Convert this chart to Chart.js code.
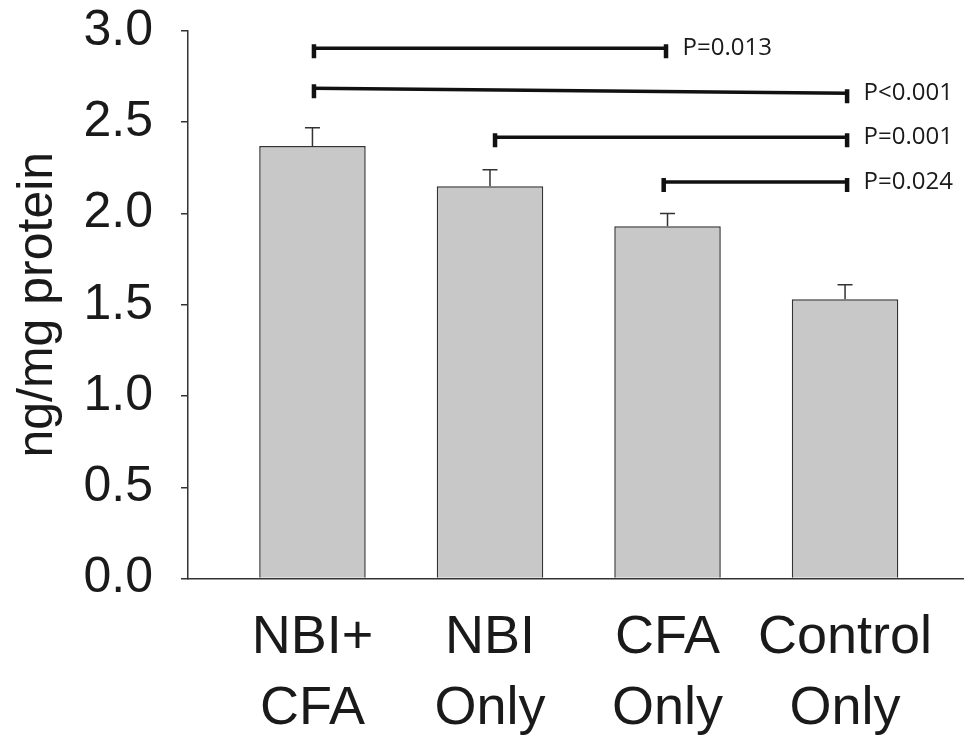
<!DOCTYPE html>
<html>
<head>
<meta charset="utf-8">
<script src="https://cdn.jsdelivr.net/npm/chart.js@4.4.1/dist/chart.umd.min.js"></script>
<style>
  html, body { margin: 0; padding: 0; background: #fff; }
  #wrap { width: 964px; height: 736px; }
</style>
</head>
<body>
<div id="wrap"><canvas id="chart"></canvas></div>
<script>
// groups along the x axis (each label on two lines)
var groups = [['NBI+', 'CFA'], ['NBI', 'Only'], ['CFA', 'Only'], ['Control', 'Only']];
// mean ng/mg protein and upper error (SEM)
var means = [2.37, 2.15, 1.93, 1.53];
var errors = [0.10, 0.09, 0.07, 0.08];
// y axis ticks
var yTicks = [0, 0.5, 1.0, 1.5, 2.0, 2.5, 3.0];
// significance brackets: from group, to group, height at left/right end, label
var pFrom = [0, 0, 1.02, 1.97];
var pTo = [2, 3.02, 3.02, 3.02];
var pYLeft = [2.905, 2.686, 2.418, 2.172];
var pYRight = [2.905, 2.659, 2.418, 2.172];
var pLabels = ['P=0.013', 'P<0.001', 'P=0.001', 'P=0.024'];

var errorBars = {
    id: 'errorBars',
    afterDatasetsDraw: function (chart) {
        var ctx = chart.ctx;
        var y = chart.scales.y;
        var meta = chart.getDatasetMeta(0);
        ctx.save();
        ctx.strokeStyle = '#333';
        ctx.lineWidth = 1.5;
        meta.data.forEach(function (bar, i) {
            var top = y.getPixelForValue(means[i] + errors[i]);
            ctx.beginPath();
            ctx.moveTo(bar.x, bar.y);
            ctx.lineTo(bar.x, top);
            ctx.moveTo(bar.x - 7.5, top);
            ctx.lineTo(bar.x + 7.5, top);
            ctx.stroke();
        });
        ctx.restore();
    }
};

var brackets = {
    id: 'brackets',
    afterDraw: function (chart) {
        var ctx = chart.ctx;
        var x = chart.scales.x, y = chart.scales.y;
        ctx.save();
        ctx.strokeStyle = '#111';
        ctx.fillStyle = '#1a1a1a';
        ctx.font = '24px "Open Sans"';
        ctx.textBaseline = 'middle';
        ctx.textAlign = 'left';
        for (var i = 0; i < pLabels.length; i++) {
            var x1 = x.getPixelForValue(pFrom[i]);
            var x2 = x.getPixelForValue(pTo[i]);
            var y1 = y.getPixelForValue(pYLeft[i]);
            var y2 = y.getPixelForValue(pYRight[i]);
            ctx.lineWidth = 3.5;
            ctx.beginPath();
            ctx.moveTo(x1, y1);
            ctx.lineTo(x2, y2);
            ctx.stroke();
            ctx.lineWidth = 4.5;
            ctx.beginPath();
            ctx.moveTo(x1 + 1.5, y1 - 4);
            ctx.lineTo(x1 + 1.5, y1 + 10);
            ctx.moveTo(x2 - 1.5, y2 - 4);
            ctx.lineTo(x2 - 1.5, y2 + 10);
            ctx.stroke();
            ctx.fillText(pLabels[i], x2 + 15, y2);
        }
        ctx.restore();
    }
};

var ctx = document.getElementById('chart').getContext('2d');
var chart = new Chart(ctx, {
    type: 'bar',
    data: {
        datasets: [{
            data: means.map(function (m, i) { return { x: i, y: m }; }),
            backgroundColor: '#c8c8c8',
            borderColor: '#333',
            borderWidth: 1.5,
            categoryPercentage: 1,
            barPercentage: 0.6
        }]
    },
    options: {
        responsive: true,
        maintainAspectRatio: false,
        animation: false,
        layout: { padding: 0 },
        plugins: {
            legend: { display: false },
            tooltip: { enabled: false }
        },
        scales: {
            x: {
                type: 'linear',
                offset: false,
                min: -0.701,
                max: 3.67,
                afterBuildTicks: function (scale) {
                    scale.ticks = groups.map(function (g, i) { return { value: i }; });
                },
                afterFit: function (scale) { scale.height = 157.5; },
                grid: { display: false, drawTicks: false, offset: false },
                border: { display: true, color: '#333', width: 1.5 },
                ticks: {
                    padding: 24,
                    color: '#1a1a1a',
                    font: { family: '"Liberation Sans", Arial', size: 54, lineHeight: 1.31 },
                    maxRotation: 0,
                    autoSkip: false,
                    callback: function (v) { return groups[v]; }
                }
            },
            y: {
                min: 0,
                max: 3,
                afterBuildTicks: function (scale) {
                    scale.ticks = yTicks.map(function (v) { return { value: v }; });
                },
                afterFit: function (scale) {
                    scale.width = 188;
                    scale.paddingTop = 31;
                    scale.paddingBottom = 0;
                },
                grid: { drawOnChartArea: false, drawTicks: true, tickLength: 7, color: '#333', lineWidth: 1.5 },
                border: { display: true, color: '#333', width: 1.5 },
                ticks: {
                    padding: 28,
                    color: '#1a1a1a',
                    font: { family: '"Liberation Sans", Arial', size: 50 },
                    callback: function (v) { return v.toFixed(1); }
                },
                title: {
                    display: true,
                    text: 'ng/mg protein',
                    color: '#1a1a1a',
                    font: { family: '"Liberation Sans", Arial', size: 50, lineHeight: 1 },
                    padding: { top: 13, bottom: 0 }
                }
            }
        }
    },
    plugins: [errorBars, brackets]
});
</script>
</body>
</html>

☆ ☆ ☆

--- Task objective ---
Your task is to repeat the material above exactly, without its pictures.

--- Expected answer ---
Convert this chart to Chart.js code.
<!DOCTYPE html>
<html>
<head>
<meta charset="utf-8">
<script src="https://cdn.jsdelivr.net/npm/chart.js@4.4.1/dist/chart.umd.min.js"></script>
<style>
  html, body { margin: 0; padding: 0; background: #fff; }
  #wrap { width: 964px; height: 736px; }
</style>
</head>
<body>
<div id="wrap"><canvas id="chart"></canvas></div>
<script>
// groups along the x axis (each label on two lines)
var groups = [['NBI+', 'CFA'], ['NBI', 'Only'], ['CFA', 'Only'], ['Control', 'Only']];
// mean ng/mg protein and upper error (SEM)
var means = [2.37, 2.15, 1.93, 1.53];
var errors = [0.10, 0.09, 0.07, 0.08];
// y axis ticks
var yTicks = [0, 0.5, 1.0, 1.5, 2.0, 2.5, 3.0];
// significance brackets: from group, to group, height at left/right end, label
var pFrom = [0, 0, 1.02, 1.97];
var pTo = [2, 3.02, 3.02, 3.02];
var pYLeft = [2.905, 2.686, 2.418, 2.172];
var pYRight = [2.905, 2.659, 2.418, 2.172];
var pLabels = ['P=0.013', 'P<0.001', 'P=0.001', 'P=0.024'];

var errorBars = {
    id: 'errorBars',
    afterDatasetsDraw: function (chart) {
        var ctx = chart.ctx;
        var y = chart.scales.y;
        var meta = chart.getDatasetMeta(0);
        ctx.save();
        ctx.strokeStyle = '#333';
        ctx.lineWidth = 1.5;
        meta.data.forEach(function (bar, i) {
            var top = y.getPixelForValue(means[i] + errors[i]);
            ctx.beginPath();
            ctx.moveTo(bar.x, bar.y);
            ctx.lineTo(bar.x, top);
            ctx.moveTo(bar.x - 7.5, top);
            ctx.lineTo(bar.x + 7.5, top);
            ctx.stroke();
        });
        ctx.restore();
    }
};

var brackets = {
    id: 'brackets',
    afterDraw: function (chart) {
        var ctx = chart.ctx;
        var x = chart.scales.x, y = chart.scales.y;
        ctx.save();
        ctx.strokeStyle = '#111';
        ctx.fillStyle = '#1a1a1a';
        ctx.font = '24px "Open Sans"';
        ctx.textBaseline = 'middle';
        ctx.textAlign = 'left';
        for (var i = 0; i < pLabels.length; i++) {
            var x1 = x.getPixelForValue(pFrom[i]);
            var x2 = x.getPixelForValue(pTo[i]);
            var y1 = y.getPixelForValue(pYLeft[i]);
            var y2 = y.getPixelForValue(pYRight[i]);
            ctx.lineWidth = 3.5;
            ctx.beginPath();
            ctx.moveTo(x1, y1);
            ctx.lineTo(x2, y2);
            ctx.stroke();
            ctx.lineWidth = 4.5;
            ctx.beginPath();
            ctx.moveTo(x1 + 1.5, y1 - 4);
            ctx.lineTo(x1 + 1.5, y1 + 10);
            ctx.moveTo(x2 - 1.5, y2 - 4);
            ctx.lineTo(x2 - 1.5, y2 + 10);
            ctx.stroke();
            ctx.fillText(pLabels[i], x2 + 15, y2);
        }
        ctx.restore();
    }
};

var ctx = document.getElementById('chart').getContext('2d');
var chart = new Chart(ctx, {
    type: 'bar',
    data: {
        datasets: [{
            data: means.map(function (m, i) { return { x: i, y: m }; }),
            backgroundColor: '#c8c8c8',
            borderColor: '#333',
            borderWidth: 1.5,
            categoryPercentage: 1,
            barPercentage: 0.6
        }]
    },
    options: {
        responsive: true,
        maintainAspectRatio: false,
        animation: false,
        layout: { padding: 0 },
        plugins: {
            legend: { display: false },
            tooltip: { enabled: false }
        },
        scales: {
            x: {
                type: 'linear',
                offset: false,
                min: -0.701,
                max: 3.67,
                afterBuildTicks: function (scale) {
                    scale.ticks = groups.map(function (g, i) { return { value: i }; });
                },
                afterFit: function (scale) { scale.height = 157.5; },
                grid: { display: false, drawTicks: false, offset: false },
                border: { display: true, color: '#333', width: 1.5 },
                ticks: {
                    padding: 24,
                    color: '#1a1a1a',
                    font: { family: '"Liberation Sans", Arial', size: 54, lineHeight: 1.31 },
                    maxRotation: 0,
                    autoSkip: false,
                    callback: function (v) { return groups[v]; }
                }
            },
            y: {
                min: 0,
                max: 3,
                afterBuildTicks: function (scale) {
                    scale.ticks = yTicks.map(function (v) { return { value: v }; });
                },
                afterFit: function (scale) {
                    scale.width = 188;
                    scale.paddingTop = 31;
                    scale.paddingBottom = 0;
                },
                grid: { drawOnChartArea: false, drawTicks: true, tickLength: 7, color: '#333', lineWidth: 1.5 },
                border: { display: true, color: '#333', width: 1.5 },
                ticks: {
                    padding: 28,
                    color: '#1a1a1a',
                    font: { family: '"Liberation Sans", Arial', size: 50 },
                    callback: function (v) { return v.toFixed(1); }
                },
                title: {
                    display: true,
                    text: 'ng/mg protein',
                    color: '#1a1a1a',
                    font: { family: '"Liberation Sans", Arial', size: 50, lineHeight: 1 },
                    padding: { top: 13, bottom: 0 }
                }
            }
        }
    },
    plugins: [errorBars, brackets]
});
</script>
</body>
</html>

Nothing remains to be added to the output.